— Start of SOURCE EXCERPT —
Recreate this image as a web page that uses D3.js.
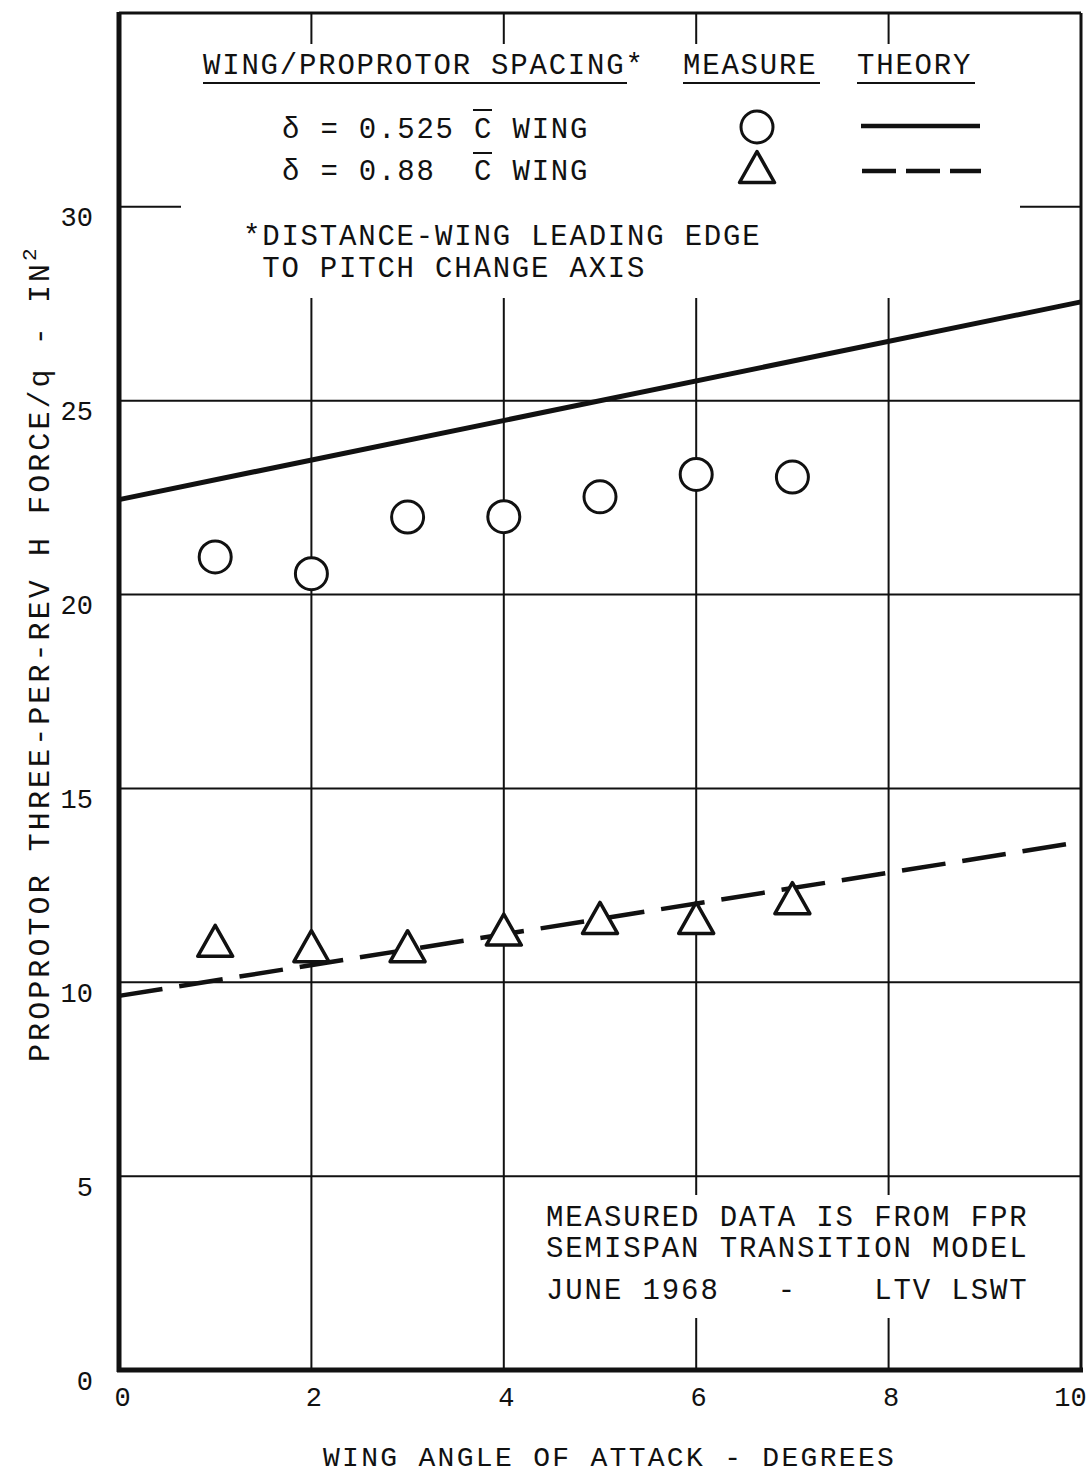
<!DOCTYPE html>
<html>
<head>
<meta charset="utf-8">
<script src="https://cdn.jsdelivr.net/npm/d3@7"></script>
<style>
body { margin: 0; background: #fff; }
text { font-family: "Liberation Mono", monospace; fill: #111; white-space: pre; }
</style>
</head>
<body>
<svg id="chart" width="1092" height="1475"></svg>
<script>
// wing angle of attack (deg) for the measured points
var angles = [1, 2, 3, 4, 5, 6, 7];
// measured three-per-rev H force/q, delta = 0.525 c wing (circles)
var measured525 = [20.97, 20.54, 22.0, 22.01, 22.52, 23.10, 23.03];
// measured, delta = 0.88 c wing (triangles)
var measured088 = [11.07, 10.93, 10.93, 11.36, 11.66, 11.66, 12.17];
// theory lines, ends only
var theoryAngles = [0, 10];
var theory525 = [22.45, 27.55];
var theory088 = [9.65, 13.62];

var xTicks = [0, 2, 4, 6, 8, 10];
var yTicks = [0, 5, 10, 15, 20, 25, 30];
var xGrid = [2, 4, 6, 8];
var yGrid = [5, 10, 15, 20, 25, 30];

var svg = d3.select("#chart");
svg.append("rect").attr("width", 1092).attr("height", 1475).attr("fill", "#fff");

var x = d3.scaleLinear().domain([0, 10]).range([119, 1081]);
var y = d3.scaleLinear().domain([0, 35]).range([1370, 13]);

// grid
svg.append("g").selectAll("line").data(yGrid).join("line")
	.attr("x1", x(0)).attr("x2", x(10))
	.attr("y1", d => y(d)).attr("y2", d => y(d))
	.attr("stroke", "#111").attr("stroke-width", 2);
svg.append("g").selectAll("line").data(xGrid).join("line")
	.attr("x1", d => x(d)).attr("x2", d => x(d))
	.attr("y1", y(35)).attr("y2", y(0))
	.attr("stroke", "#111").attr("stroke-width", 2);

// the grid stops round the two text blocks
svg.append("rect").attr("x", 181).attr("y", 44).attr("width", 839).attr("height", 254).attr("fill", "#fff");
svg.append("rect").attr("x", 530).attr("y", 1195).attr("width", 545).attr("height", 123).attr("fill", "#fff");

// frame
svg.append("line").attr("x1", x(0)).attr("x2", x(10)).attr("y1", y(35)).attr("y2", y(35)).attr("stroke", "#111").attr("stroke-width", 3);
svg.append("line").attr("x1", x(10)).attr("x2", x(10)).attr("y1", y(35)).attr("y2", y(0)).attr("stroke", "#111").attr("stroke-width", 3);
svg.append("line").attr("x1", x(0)).attr("x2", x(0)).attr("y1", y(35) - 1).attr("y2", y(0) + 2).attr("stroke", "#111").attr("stroke-width", 5);
svg.append("line").attr("x1", x(0) - 2).attr("x2", x(10) + 2).attr("y1", y(0)).attr("y2", y(0)).attr("stroke", "#111").attr("stroke-width", 5);

// theory lines
var line = d3.line().x(d => x(d[0])).y(d => y(d[1]));
svg.append("path").datum(d3.zip(theoryAngles, theory525)).attr("d", line)
	.attr("fill", "none").attr("stroke", "#111").attr("stroke-width", 5);
svg.append("path").datum(d3.zip(theoryAngles, theory088)).attr("d", line)
	.attr("fill", "none").attr("stroke", "#111").attr("stroke-width", 4.5)
	.attr("stroke-dasharray", "44 17");

// markers
function tri(w, h) {
	return "M0," + (-h / 2) + "L" + (w / 2) + "," + (h / 2) + "L" + (-w / 2) + "," + (h / 2) + "Z";
}
svg.append("g").selectAll("circle").data(d3.zip(angles, measured525)).join("circle")
	.attr("cx", d => x(d[0])).attr("cy", d => y(d[1])).attr("r", 16)
	.attr("fill", "#fff").attr("stroke", "#111").attr("stroke-width", 3);
svg.append("g").selectAll("path").data(d3.zip(angles, measured088)).join("path")
	.attr("transform", d => "translate(" + x(d[0]) + "," + y(d[1]) + ")")
	.attr("d", tri(35, 31))
	.attr("fill", "#fff").attr("stroke", "#111").attr("stroke-width", 3.5).attr("stroke-linejoin", "round");

// axes
var gx = svg.append("g").attr("transform", "translate(0," + y(0) + ")")
	.call(d3.axisBottom(x).tickValues(xTicks).tickSize(0).tickFormat(d3.format("d")));
gx.select(".domain").remove();
gx.selectAll("text").attr("y", 36).attr("dy", null)
	.attr("font-family", "Liberation Sans, sans-serif").attr("font-size", 27)
	.attr("dx", d => d === 10 ? -11 : (d === 0 ? 3 : 2));

var gy = svg.append("g").attr("transform", "translate(" + x(0) + ",0)")
	.call(d3.axisLeft(y).tickValues(yTicks).tickSize(0).tickPadding(26));
gy.select(".domain").remove();
gy.selectAll("text").attr("dy", null).attr("y", 19)
	.attr("font-family", "Liberation Sans, sans-serif").attr("font-size", 27);

// axis titles
svg.append("text").attr("x", 323).attr("y", 1466)
	.attr("font-size", 28).attr("letter-spacing", 2.3)
	.text("WING ANGLE OF ATTACK - DEGREES");
var yt = svg.append("g").attr("transform", "translate(49,1062) rotate(-90)");
yt.append("text").attr("x", 0).attr("y", 0)
	.attr("font-size", 30).attr("textLength", 798).attr("lengthAdjust", "spacing")
	.text("PROPROTOR THREE-PER-REV H FORCE/q - IN");
yt.append("text").attr("x", 801).attr("y", -13).attr("font-size", 21).text("2");

// legend
var leg = svg.append("g").attr("font-size", 29).attr("letter-spacing", 1.8);
leg.append("text").attr("x", 203).attr("y", 74).text("WING/PROPROTOR SPACING*");
leg.append("text").attr("x", 683).attr("y", 74).text("MEASURE");
leg.append("text").attr("x", 857).attr("y", 74).text("THEORY");
[[203, 627], [683, 820], [857, 975]].forEach(function(u) {
	svg.append("line").attr("x1", u[0]).attr("x2", u[1]).attr("y1", 83).attr("y2", 83)
		.attr("stroke", "#111").attr("stroke-width", 2);
});
leg.append("text").attr("x", 282).attr("y", 138).text("δ = 0.525 C WING");
leg.append("text").attr("x", 282).attr("y", 180).text("δ = 0.88  C WING");
[110, 153].forEach(function(yy) {
	svg.append("line").attr("x1", 473).attr("x2", 492).attr("y1", yy).attr("y2", yy)
		.attr("stroke", "#111").attr("stroke-width", 2);
});
svg.append("circle").attr("cx", 757).attr("cy", 127).attr("r", 16)
	.attr("fill", "#fff").attr("stroke", "#111").attr("stroke-width", 3);
svg.append("path").attr("transform", "translate(757,167)").attr("d", tri(35, 31))
	.attr("fill", "#fff").attr("stroke", "#111").attr("stroke-width", 3.5).attr("stroke-linejoin", "round");
svg.append("line").attr("x1", 861).attr("x2", 980).attr("y1", 126).attr("y2", 126)
	.attr("stroke", "#111").attr("stroke-width", 4.5);
svg.append("line").attr("x1", 862).attr("x2", 981).attr("y1", 171).attr("y2", 171)
	.attr("stroke", "#111").attr("stroke-width", 4.5).attr("stroke-dasharray", "34 10");

leg.append("text").attr("x", 243).attr("y", 245).text("*DISTANCE-WING LEADING EDGE");
leg.append("text").attr("x", 243).attr("y", 277).text(" TO PITCH CHANGE AXIS");

// source note
var note = svg.append("g").attr("font-size", 29).attr("letter-spacing", 1.9);
note.append("text").attr("x", 546).attr("y", 1226).text("MEASURED DATA IS FROM FPR");
note.append("text").attr("x", 546).attr("y", 1257).text("SEMISPAN TRANSITION MODEL");
note.append("text").attr("x", 546).attr("y", 1299).text("JUNE 1968   -    LTV LSWT");
</script>
</body>
</html>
— End of SOURCE EXCERPT —
AIM OF THE TASK — Output the data exactly. Pictures don't belong in the result.

EXPECTED ANSWER —
Recreate this image as a web page that uses D3.js.
<!DOCTYPE html>
<html>
<head>
<meta charset="utf-8">
<script src="https://cdn.jsdelivr.net/npm/d3@7"></script>
<style>
body { margin: 0; background: #fff; }
text { font-family: "Liberation Mono", monospace; fill: #111; white-space: pre; }
</style>
</head>
<body>
<svg id="chart" width="1092" height="1475"></svg>
<script>
// wing angle of attack (deg) for the measured points
var angles = [1, 2, 3, 4, 5, 6, 7];
// measured three-per-rev H force/q, delta = 0.525 c wing (circles)
var measured525 = [20.97, 20.54, 22.0, 22.01, 22.52, 23.10, 23.03];
// measured, delta = 0.88 c wing (triangles)
var measured088 = [11.07, 10.93, 10.93, 11.36, 11.66, 11.66, 12.17];
// theory lines, ends only
var theoryAngles = [0, 10];
var theory525 = [22.45, 27.55];
var theory088 = [9.65, 13.62];

var xTicks = [0, 2, 4, 6, 8, 10];
var yTicks = [0, 5, 10, 15, 20, 25, 30];
var xGrid = [2, 4, 6, 8];
var yGrid = [5, 10, 15, 20, 25, 30];

var svg = d3.select("#chart");
svg.append("rect").attr("width", 1092).attr("height", 1475).attr("fill", "#fff");

var x = d3.scaleLinear().domain([0, 10]).range([119, 1081]);
var y = d3.scaleLinear().domain([0, 35]).range([1370, 13]);

// grid
svg.append("g").selectAll("line").data(yGrid).join("line")
	.attr("x1", x(0)).attr("x2", x(10))
	.attr("y1", d => y(d)).attr("y2", d => y(d))
	.attr("stroke", "#111").attr("stroke-width", 2);
svg.append("g").selectAll("line").data(xGrid).join("line")
	.attr("x1", d => x(d)).attr("x2", d => x(d))
	.attr("y1", y(35)).attr("y2", y(0))
	.attr("stroke", "#111").attr("stroke-width", 2);

// the grid stops round the two text blocks
svg.append("rect").attr("x", 181).attr("y", 44).attr("width", 839).attr("height", 254).attr("fill", "#fff");
svg.append("rect").attr("x", 530).attr("y", 1195).attr("width", 545).attr("height", 123).attr("fill", "#fff");

// frame
svg.append("line").attr("x1", x(0)).attr("x2", x(10)).attr("y1", y(35)).attr("y2", y(35)).attr("stroke", "#111").attr("stroke-width", 3);
svg.append("line").attr("x1", x(10)).attr("x2", x(10)).attr("y1", y(35)).attr("y2", y(0)).attr("stroke", "#111").attr("stroke-width", 3);
svg.append("line").attr("x1", x(0)).attr("x2", x(0)).attr("y1", y(35) - 1).attr("y2", y(0) + 2).attr("stroke", "#111").attr("stroke-width", 5);
svg.append("line").attr("x1", x(0) - 2).attr("x2", x(10) + 2).attr("y1", y(0)).attr("y2", y(0)).attr("stroke", "#111").attr("stroke-width", 5);

// theory lines
var line = d3.line().x(d => x(d[0])).y(d => y(d[1]));
svg.append("path").datum(d3.zip(theoryAngles, theory525)).attr("d", line)
	.attr("fill", "none").attr("stroke", "#111").attr("stroke-width", 5);
svg.append("path").datum(d3.zip(theoryAngles, theory088)).attr("d", line)
	.attr("fill", "none").attr("stroke", "#111").attr("stroke-width", 4.5)
	.attr("stroke-dasharray", "44 17");

// markers
function tri(w, h) {
	return "M0," + (-h / 2) + "L" + (w / 2) + "," + (h / 2) + "L" + (-w / 2) + "," + (h / 2) + "Z";
}
svg.append("g").selectAll("circle").data(d3.zip(angles, measured525)).join("circle")
	.attr("cx", d => x(d[0])).attr("cy", d => y(d[1])).attr("r", 16)
	.attr("fill", "#fff").attr("stroke", "#111").attr("stroke-width", 3);
svg.append("g").selectAll("path").data(d3.zip(angles, measured088)).join("path")
	.attr("transform", d => "translate(" + x(d[0]) + "," + y(d[1]) + ")")
	.attr("d", tri(35, 31))
	.attr("fill", "#fff").attr("stroke", "#111").attr("stroke-width", 3.5).attr("stroke-linejoin", "round");

// axes
var gx = svg.append("g").attr("transform", "translate(0," + y(0) + ")")
	.call(d3.axisBottom(x).tickValues(xTicks).tickSize(0).tickFormat(d3.format("d")));
gx.select(".domain").remove();
gx.selectAll("text").attr("y", 36).attr("dy", null)
	.attr("font-family", "Liberation Sans, sans-serif").attr("font-size", 27)
	.attr("dx", d => d === 10 ? -11 : (d === 0 ? 3 : 2));

var gy = svg.append("g").attr("transform", "translate(" + x(0) + ",0)")
	.call(d3.axisLeft(y).tickValues(yTicks).tickSize(0).tickPadding(26));
gy.select(".domain").remove();
gy.selectAll("text").attr("dy", null).attr("y", 19)
	.attr("font-family", "Liberation Sans, sans-serif").attr("font-size", 27);

// axis titles
svg.append("text").attr("x", 323).attr("y", 1466)
	.attr("font-size", 28).attr("letter-spacing", 2.3)
	.text("WING ANGLE OF ATTACK - DEGREES");
var yt = svg.append("g").attr("transform", "translate(49,1062) rotate(-90)");
yt.append("text").attr("x", 0).attr("y", 0)
	.attr("font-size", 30).attr("textLength", 798).attr("lengthAdjust", "spacing")
	.text("PROPROTOR THREE-PER-REV H FORCE/q - IN");
yt.append("text").attr("x", 801).attr("y", -13).attr("font-size", 21).text("2");

// legend
var leg = svg.append("g").attr("font-size", 29).attr("letter-spacing", 1.8);
leg.append("text").attr("x", 203).attr("y", 74).text("WING/PROPROTOR SPACING*");
leg.append("text").attr("x", 683).attr("y", 74).text("MEASURE");
leg.append("text").attr("x", 857).attr("y", 74).text("THEORY");
[[203, 627], [683, 820], [857, 975]].forEach(function(u) {
	svg.append("line").attr("x1", u[0]).attr("x2", u[1]).attr("y1", 83).attr("y2", 83)
		.attr("stroke", "#111").attr("stroke-width", 2);
});
leg.append("text").attr("x", 282).attr("y", 138).text("δ = 0.525 C WING");
leg.append("text").attr("x", 282).attr("y", 180).text("δ = 0.88  C WING");
[110, 153].forEach(function(yy) {
	svg.append("line").attr("x1", 473).attr("x2", 492).attr("y1", yy).attr("y2", yy)
		.attr("stroke", "#111").attr("stroke-width", 2);
});
svg.append("circle").attr("cx", 757).attr("cy", 127).attr("r", 16)
	.attr("fill", "#fff").attr("stroke", "#111").attr("stroke-width", 3);
svg.append("path").attr("transform", "translate(757,167)").attr("d", tri(35, 31))
	.attr("fill", "#fff").attr("stroke", "#111").attr("stroke-width", 3.5).attr("stroke-linejoin", "round");
svg.append("line").attr("x1", 861).attr("x2", 980).attr("y1", 126).attr("y2", 126)
	.attr("stroke", "#111").attr("stroke-width", 4.5);
svg.append("line").attr("x1", 862).attr("x2", 981).attr("y1", 171).attr("y2", 171)
	.attr("stroke", "#111").attr("stroke-width", 4.5).attr("stroke-dasharray", "34 10");

leg.append("text").attr("x", 243).attr("y", 245).text("*DISTANCE-WING LEADING EDGE");
leg.append("text").attr("x", 243).attr("y", 277).text(" TO PITCH CHANGE AXIS");

// source note
var note = svg.append("g").attr("font-size", 29).attr("letter-spacing", 1.9);
note.append("text").attr("x", 546).attr("y", 1226).text("MEASURED DATA IS FROM FPR");
note.append("text").attr("x", 546).attr("y", 1257).text("SEMISPAN TRANSITION MODEL");
note.append("text").attr("x", 546).attr("y", 1299).text("JUNE 1968   -    LTV LSWT");
</script>
</body>
</html>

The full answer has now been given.